UK GDP fell 0.1% month-on-month in September, below expectations, following a flat August, according to the latest data from the Office for National Statistics. The decline left growth at just 0.1% for the third quarter, its weakest pace since January.
The slowdown was disappointing, according to Kallum Pickering, chief economist at Peel Hunt, but not a sign that recent fiscal jitters are undermining the economy. “While policy uncertainty is a headwind to growth, the underlying picture does not suggest that worse-than-expected Budget worries are the cause of the weakness,” he said.
Although household consumption picked up slightly, government spending growth slowed sharply and business investment fell 0.3% in the quarter. Industrial output also declined 2% in September, dragging down overall activity.
Pickering said: “Preliminary data need to be taken with a pinch of salt as they are often prone to heavy revision, but the weak third-quarter print tilts the risks to our call for 1.5% growth in 2025 to the downside."
Even so, Pickering said the figures strengthened Peel Hunt’s view that the Bank of England will cut interest rates by 25 basis points to 3.75% at its 18 December meeting. “Falling inflation should open the door for benchmark interest rates to decline substantially as the Bank eases its monetary policy,” he said. “While tax increases will slow growth, lower rates can be a powerful offset.”
Other analysts pointed to specific shocks behind the weaker September data. Nicholas Hyett, investment manager at Wealth Club, said the cyberattack on Jaguar Land Rover “slammed the brakes” on industrial activity.
“A shrinking economy is not what any chancellor wants days before a Budget,” Hyett said. “The massive knock-on effects of events at a single company show how vulnerable the UK economy is at the moment. Large national champions are great, but they need to form part of a diverse economic ecosystem. The government should be looking hard at supporting small businesses in particular in the Budget.”

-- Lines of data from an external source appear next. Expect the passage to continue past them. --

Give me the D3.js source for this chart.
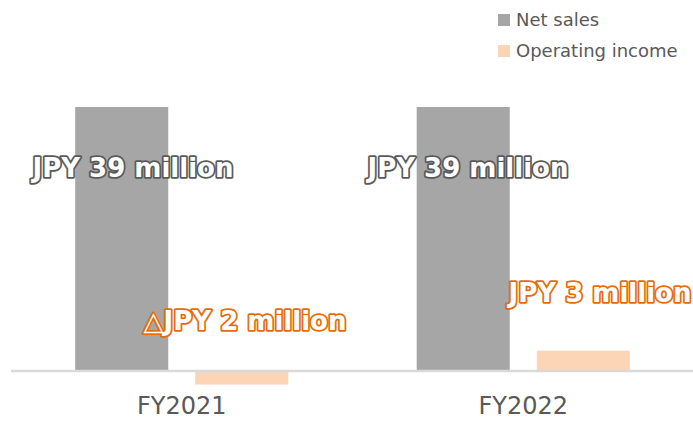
<!DOCTYPE html>
<head>
<meta charset="utf-8">
<style>
body, html {
  margin: 0;
  padding: 0;
  background: #fff;
  font-family: "DejaVu Sans", Verdana, sans-serif;
}
.axis-line {
  stroke: #d9d9d9;
  stroke-width: 2.5px;
}
.legend-text {
  fill: #595959;
  font-size: 18px;
}
.val-label {
  font-size: 26px;
  font-weight: bold;
  fill: #fff;
  stroke-width: 3.6px;
  stroke-linejoin: round;
  paint-order: stroke;
}
</style>
<script src="https://d3js.org/d3.v7.min.js"></script>
</head>
<body>
<div id="chart"></div>
<script>

// data
var categories = ["FY2021", "FY2022"];
var seriesNames = ["Net sales", "Operating income"];
var netSales = [39, 39];
var operatingIncome = [-2, 3];
var netLabels = ["JPY 39 million", "JPY 39 million"];
var opLabels = ["\u25B3JPY 2 million", "JPY 3 million"];

var colors = ["#a6a6a6", "#fbd5b5"];
var labelStroke = ["#595959", "#e46c0a"];

var width = 693,
    height = 427;

var svg = d3.select("#chart").append("svg")
    .attr("width", width)
    .attr("height", height);

//--------------------------------------
var x0 = d3.scaleBand()
    .domain(categories)
    .range([11, 694])
    .paddingInner(0.376)
    .paddingOuter(0.188);

var x1 = d3.scaleBand()
    .domain(seriesNames)
    .range([0, x0.bandwidth()])
    .paddingInner(0.225);

var y = d3.scaleLinear()
    .domain([0, 39])
    .range([371, 107]);

var rows = categories.map(function(c, i) {
  return {cat: c, values: [netSales[i], operatingIncome[i]]};
});

// bars
var groups = svg.selectAll("g.cat")
    .data(rows)
  .enter().append("g")
    .attr("class", "cat")
    .attr("transform", function(d) { return "translate(" + x0(d.cat) + ",0)"; });

groups.selectAll("rect")
    .data(function(d) { return d.values.map(function(v, j) { return {s: seriesNames[j], v: v, j: j}; }); })
  .enter().append("rect")
    .attr("x", function(d) { return x1(d.s); })
    .attr("width", x1.bandwidth())
    .attr("y", function(d) { return y(Math.max(0, d.v)); })
    .attr("height", function(d) { return Math.abs(y(d.v) - y(0)); })
    .attr("fill", function(d) { return colors[d.j]; });

// baseline
svg.append("line")
    .attr("class", "axis-line")
    .attr("x1", 11)
    .attr("x2", width)
    .attr("y1", y(0))
    .attr("y2", y(0));

// category labels
var xAxis = d3.axisBottom(x0).tickSize(0).tickPadding(0);
var ax = svg.append("g")
    .attr("transform", "translate(0," + 397 + ")")
    .call(xAxis);
ax.select(".domain").remove();
ax.selectAll("text")
    .attr("dy", "0.71em")
    .style("font-family", "DejaVu Sans, sans-serif")
    .style("font-size", "24px")
    .attr("fill", "#595959");

// value labels (placed by hand, as in the original slide)
var netPos = [[133, 177], [468, 177]];
svg.selectAll("text.net")
    .data(categories)
  .enter().append("text")
    .attr("class", "val-label net")
    .attr("text-anchor", "middle")
    .attr("x", function(d, i) { return netPos[i][0]; })
    .attr("y", function(d, i) { return netPos[i][1]; })
    .attr("stroke", labelStroke[0])
    .text(function(d, i) { return netLabels[i]; });

var opPos = [[245, 330], [600, 302]];
svg.selectAll("text.op")
    .data(categories)
  .enter().append("text")
    .attr("class", "val-label op")
    .attr("text-anchor", "middle")
    .attr("x", function(d, i) { return opPos[i][0]; })
    .attr("y", function(d, i) { return opPos[i][1]; })
    .attr("stroke", labelStroke[1])
    .text(function(d, i) { return opLabels[i]; });

// legend
var legend = svg.selectAll("g.legend")
    .data(seriesNames)
  .enter().append("g")
    .attr("class", "legend")
    .attr("transform", function(d, i) { return "translate(498," + (14 + i * 31) + ")"; });

legend.append("rect")
    .attr("width", 12)
    .attr("height", 12)
    .attr("fill", function(d, i) { return colors[i]; });

legend.append("text")
    .attr("class", "legend-text")
    .attr("x", 18)
    .attr("y", 12)
    .text(function(d) { return d; });

</script>
</body>
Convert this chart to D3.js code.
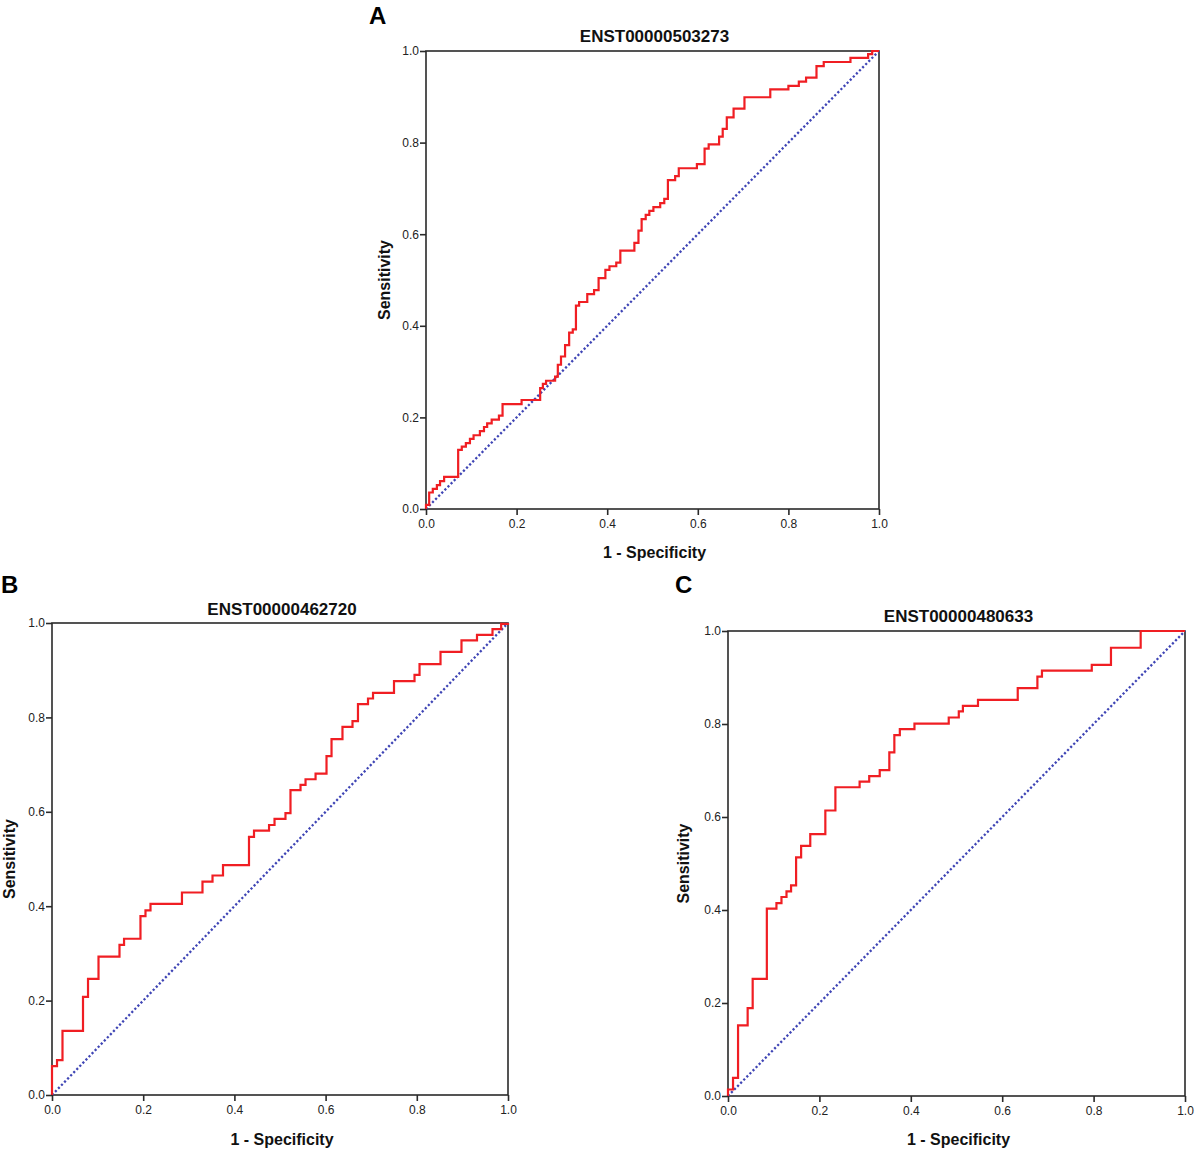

Danni Hewson, head of financial analysis at AJ Bell, said the figures add to the “immense weight on Rachel Reeves’ shoulders” as she prepares her second Budget later this month.
“Growth was held up by this government as the way to build back public services without increasing taxes,” she said.
“But the sums never seemed to add up, and the chancellor is now faced with breaking manifesto commitments while trying to foster the confidence needed to deliver growth.”